Re: [RFC PATCH v2 0/6] Energy Aware Scheduling

From: Dietmar Eggemann
Date: Tue Apr 17 2018 - 13:22:15 EST


Hi Leo,

On 04/17/2018 02:50 PM, Leo Yan wrote:
Hi Dietmar,

On Fri, Apr 06, 2018 at 04:36:01PM +0100, Dietmar Eggemann wrote:

[...]

1.1 Energy Model

A CPU with asymmetric core capacities features cores with significantly
different energy and performance characteristics. As the configurations
can vary greatly from one SoC to another, designing an energy-efficient
scheduling heuristic that performs well on a broad spectrum of platforms
appears to be particularly hard.
This proposal attempts to solve this issue by providing the scheduler
with an energy model of the platform which enables energy impact
estimation of scheduling decisions in a generic way. The energy model is
kept very simple as it represents only the active power of CPUs at all
available P-states and relies on existing data in the kernel (only used
by the thermal subsystem so far).
This proposal does not include the power consumption of C-states and
cluster-level resources which were originally introduced in [1] since
firstly, their impact on task placement decisions appears to be
neglectable on modern asymmetric platforms and secondly, they require
additional infrastructure and data (e.g new DT entries).

Seems to me, if we move forward a bit for the energy model, we can use
more simple method by generate power consumption:

Power(@Freq) = Power(cpu_util=100%@Freq) - Power(cpu_util=%0@Freq)

From upper formula, the power data includes CPU and cluster level
power (and includes dynamic power and static leakage) but this is
quite straightforward for measurement.

I read a bit for Quentin's slides for simplized power modeling
experiments [1], IIUC the simplized power modeling still bases on the
distinguished CPU and cluster c-state and p-state power data, and just
select CPU p-state power data for scheduler.

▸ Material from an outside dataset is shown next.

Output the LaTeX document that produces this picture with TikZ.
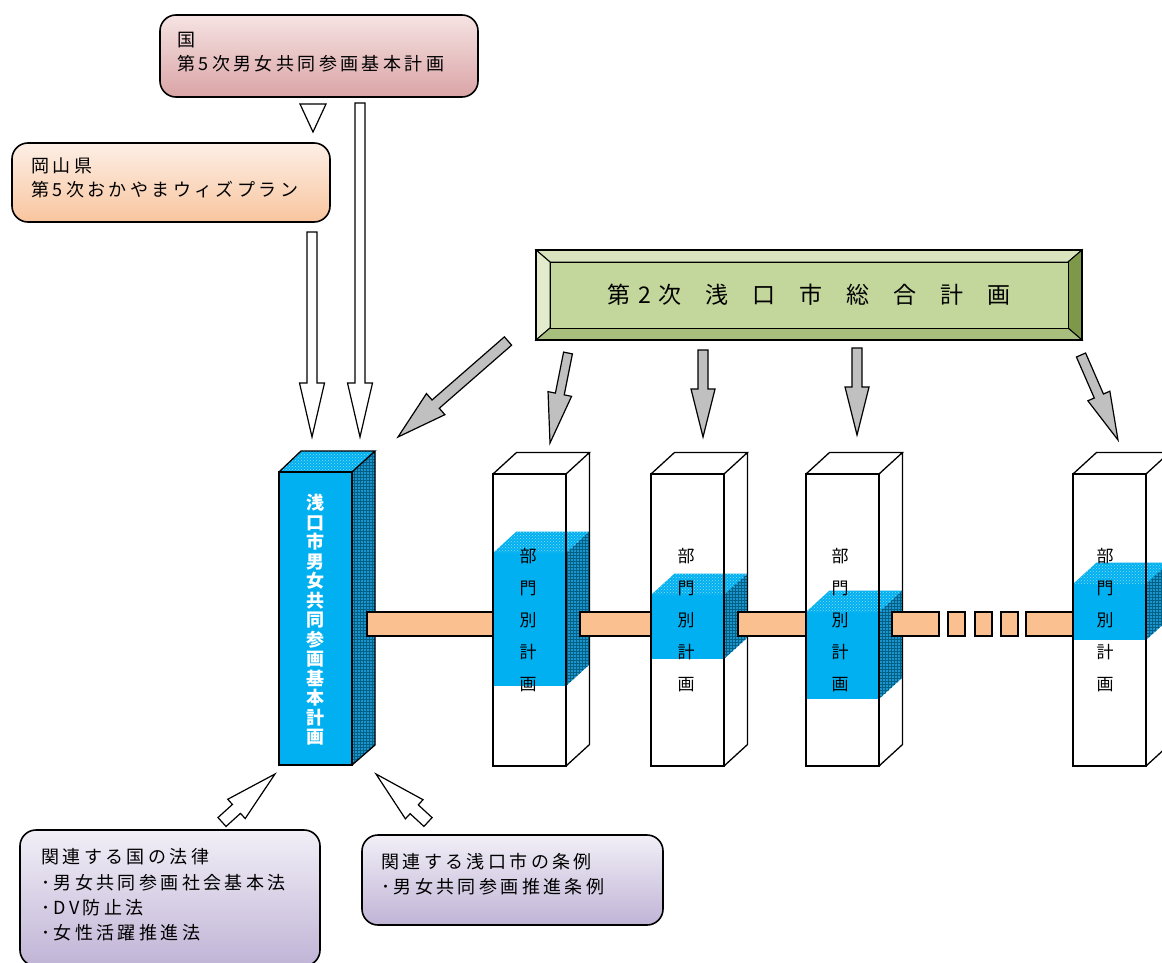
\documentclass[tikz,border=0pt]{standalone}
\usepackage{fontspec}
\setmainfont{Noto Sans CJK JP}
\newfontfamily\jp[LetterSpace=19]{Noto Sans CJK JP}
\usetikzlibrary{calc,patterns}
\definecolor{cyanblue}{HTML}{00B0F0}
\definecolor{sidedark}{HTML}{1A95CF}
\definecolor{barfill}{HTML}{FAC090}
\definecolor{arrowgray}{HTML}{C0C0C0}
\definecolor{greenin}{HTML}{C3D69B}
\tikzset{
  rbox/.style={draw=black, line width=1.6pt, rounded corners=16pt, inner sep=0pt},
  boxtext/.style={anchor=west, inner sep=0pt, align=left, font={\jp\fontsize{18}{24.5}\selectfont}},
  openarrow/.style={draw=black, fill=white, line width=1.2pt, line join=miter},
  grayarrow/.style={draw=black, fill=arrowgray, line width=1.2pt, line join=miter},
  pfill/.style={fill=white},
  pline/.style={draw=black, line width=1.3pt, line join=miter},
  pillarface/.style={draw=black, line width=1.3pt, minimum width=73pt, minimum height=292pt, inner sep=0pt},
  bluetop/.style={fill=cyanblue, postaction={pattern=crosshatch dots, pattern color=white!55!cyanblue}},
  blueside/.style={fill=sidedark, postaction={pattern=grid, pattern color=black!45!cyanblue}},
  vtext/.style={inner sep=0pt, align=center, font={\fontsize{17}{32}\selectfont}},
  bar/.style={draw=black, fill=barfill, line width=1.4pt},
  bevel/.style={draw=black, line width=1pt},
}
\newcommand\blockarrow[6]{%
  \coordinate (ba-t) at (#2);
  \coordinate (ba-p) at (#3);
  \coordinate (ba-h) at ($(ba-p)!#6!(ba-t)$);
  \draw[#1] ($(ba-t)!#4!90:(ba-p)$) -- ($(ba-h)!#4!90:(ba-p)$) -- ($(ba-h)!#5!90:(ba-p)$) -- (ba-p)
    -- ($(ba-h)!#5!-90:(ba-p)$) -- ($(ba-h)!#4!-90:(ba-p)$) -- ($(ba-t)!#4!-90:(ba-p)$) -- cycle;
}
\newcommand\pillar[5]{%
  \path[pfill] (#2,474) rectangle ++(73,292);
  \path[pfill] (#2,474) -- ++(23.5,-21.5) -- ++(73,0) -- ++(-23.5,21.5) -- cycle;
  \path[pfill] (#2+73,474) -- ++(23.5,-21.5) -- ++(0,292) -- ++(-23.5,21.5) -- cycle;
  \fill[cyanblue] (#2,#3) rectangle (#2+73,#4);
  \path[bluetop] (#2,#3) -- ++(23.5,-21.5) -- ++(73,0) -- ++(-23.5,21.5) -- cycle;
  \path[blueside] (#2+73,#3) -- ++(23.5,-21.5) -- (#2+96.5,#4-21.5) -- (#2+73,#4) -- cycle;
  \node[pillarface] (#1) at (#2+36.5,620) {};
  \draw[pline] (#2,474) -- ++(23.5,-21.5) -- ++(73,0) -- ++(-23.5,21.5)
     (#2+96.5,452.5) -- ++(0,292) -- ++(-23.5,21.5);
  \node[vtext] (#1t) at (#2+#5,620.5) {部\\門\\別\\計\\画};
}
\begin{document}
\begin{tikzpicture}[x=1pt,y=-1pt]
\path[use as bounding box] (0,0) rectangle (1162,963);
\clip (0,0) rectangle (1162,963);

% ---- top boxes
\node[rbox, top color={rgb,255:red,246;green,227;blue,227}, bottom color={rgb,255:red,218;green,164;blue,166},
      minimum width=318pt, minimum height=82pt] (kuni) at (319,56) {};
\node[boxtext] (kunit) at (177,52) {国\\第5次男女共同参画基本計画};

\node[rbox, top color={rgb,255:red,253;green,239;blue,230}, bottom color={rgb,255:red,248;green,197;blue,158},
      minimum width=318pt, minimum height=79pt] (ken) at (171,182.5) {};
\node[boxtext] (kent) at (31,178) {岡山県\\第5次おかやまウィズプラン};

% small triangle
\draw[openarrow] (300,104) -- (326,104) -- (313,132) -- cycle;

% open arrows down to plan
\blockarrow{openarrow}{312,232}{312,437}{5pt}{12.5pt}{54pt}
\blockarrow{openarrow}{360,103}{360,437}{5pt}{12.5pt}{54pt}

% ---- green box
\path[bevel, fill={rgb,255:red,217;green,228;blue,191}] (536,250) -- (1082,250) -- (1068,262) -- (550,262) -- cycle;
\path[bevel, fill={rgb,255:red,226;green,235;blue,204}] (536,250) -- (550,262) -- (550,328) -- (536,340) -- cycle;
\path[bevel, fill={rgb,255:red,125;green,152;blue,72}] (1082,250) -- (1068,262) -- (1068,328) -- (1082,340) -- cycle;
\path[bevel, fill={rgb,255:red,168;green,190;blue,124}] (536,340) -- (550,328) -- (1068,328) -- (1082,340) -- cycle;
\draw[line width=1.6pt] (536,250) rectangle (1082,340);
\node[draw=black, line width=1pt, fill=greenin, minimum width=518pt, minimum height=66pt, inner sep=0pt,
      font={\fontsize{23}{23}\selectfont}] (sogo) at (809,295)
  {第\hspace{8pt}2\hspace{8pt}次\hspace{24pt}浅\hspace{24pt}口\hspace{24pt}市\hspace{24pt}総\hspace{24pt}合\hspace{24pt}計\hspace{24pt}画};

% gray arrows
\blockarrow{grayarrow}{508,341}{398,437}{5.5pt}{14pt}{50pt}
\blockarrow{grayarrow}{568,353}{550,443}{4.5pt}{12pt}{50pt}
\blockarrow{grayarrow}{703,350}{703,437}{5pt}{12pt}{48pt}
\blockarrow{grayarrow}{857,348}{857,435}{5pt}{12pt}{48pt}
\blockarrow{grayarrow}{1081,355}{1118,440}{5pt}{12pt}{48pt}

% ---- plan column
\path[bluetop] (279,472) -- (301,451) -- (375,451) -- (352,472) -- cycle;
\path[blueside] (352,472) -- (375,451) -- (375,745) -- (352,765) -- cycle;
\draw[pline] (279,472) -- (301,451) -- (375,451) -- (352,472) (375,451) -- (375,745) -- (352,765);
\node[pillarface, fill=cyanblue, minimum height=293pt] (plan) at (315.5,618.5) {};
\node[inner sep=0pt, align=center, text=white, font={\bfseries\fontsize{18}{19.5}\selectfont}] (plant) at (315,620)
  {浅\\口\\市\\男\\女\\共\\同\\参\\画\\基\\本\\計\\画};

% ---- pillars
\pillar{p1}{493}{553}{686}{35}
\pillar{p2}{651}{595}{659}{35}
\pillar{p3}{806}{612}{699}{34}
\pillar{p4}{1073}{584}{640}{32}

% ---- bars
\draw[bar] (367,612) rectangle (493,636);
\draw[bar] (580,612) rectangle (651,636);
\draw[bar] (738,612) rectangle (806,636);
\draw[bar] (892,612) rectangle (939,636);
\draw[bar] (948,612) rectangle (965,636);
\draw[bar] (975,612) rectangle (992,636);
\draw[bar] (1001,612) rectangle (1018,636);
\draw[bar] (1026,612) rectangle (1073,636);

% ---- bottom arrows
\blockarrow{openarrow}{222,822}{275,774}{6pt}{13pt}{52pt}
\blockarrow{openarrow}{428,822}{376,774}{6pt}{13pt}{52pt}

% ---- bottom boxes
\node[rbox, top color={rgb,255:red,242;green,239;blue,247}, bottom color={rgb,255:red,192;green,180;blue,214},
      minimum width=300pt, minimum height=136pt] (law) at (170,898) {};
\node[boxtext, font={\jp\fontsize{18}{25.3}\selectfont}] (lawt) at (41,895)
  {関連する国の法律\\･男女共同参画社会基本法\\･DV防止法\\･女性活躍推進法};

\node[rbox, top color={rgb,255:red,242;green,239;blue,247}, bottom color={rgb,255:red,192;green,180;blue,214},
      minimum width=301pt, minimum height=90pt] (jorei) at (512.5,880) {};
\node[boxtext, font={\jp\fontsize{18}{25}\selectfont}] (joreit) at (381,874.5)
  {関連する浅口市の条例\\･男女共同参画推進条例};
\end{tikzpicture}
\end{document}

I wander if we can
> simplize the power measurement, so the power data can be generated in
> single one testing and the power data without any post processing.
>
> This might need more detailed experiment to support this idea, just
> want to know how about you guys think for this?
>
> This is a side topic for this patch series, so whatever the conclusion
> for it, I think this will not impact anything of this patch series
> implementation and upstreaming.
>
> [1] http://connect.linaro.org/resource/hkg18/hkg18-501/

The simplified Energy Model in this patch-set only contains the per-cpu p-state power data. This allows us to only rely on the knowledge of which OPP's (opp frequency/max frequency) we have for the individual frequency domains and the CPU dt property 'dynamic-power-coefficient'. This is even encapsulated in the new PM_OPP library function dev_pm_opp_get_power().

Please note that this has to be redesigned since neither Rafael nor Peter like the idea of using PM_OPP library here. But we will continue to only use per-cpu p-state power data.

[...]

30 iterations of perf bench sched messaging --pipe --thread --group G
--loop L with G=[1 2 4 8] and L=50000 (Hikey960)/16000 (Juno r0).

What's the reason to select different loop number for Hikey960 and
Juno? Based on the testing time?

The Juno r0 board has only ~0.3 of the performance of the Hikey960. We wanted to have roughly comparable test execution time numbers. We're only interested in the difference between running w/ and w/o this code per platform.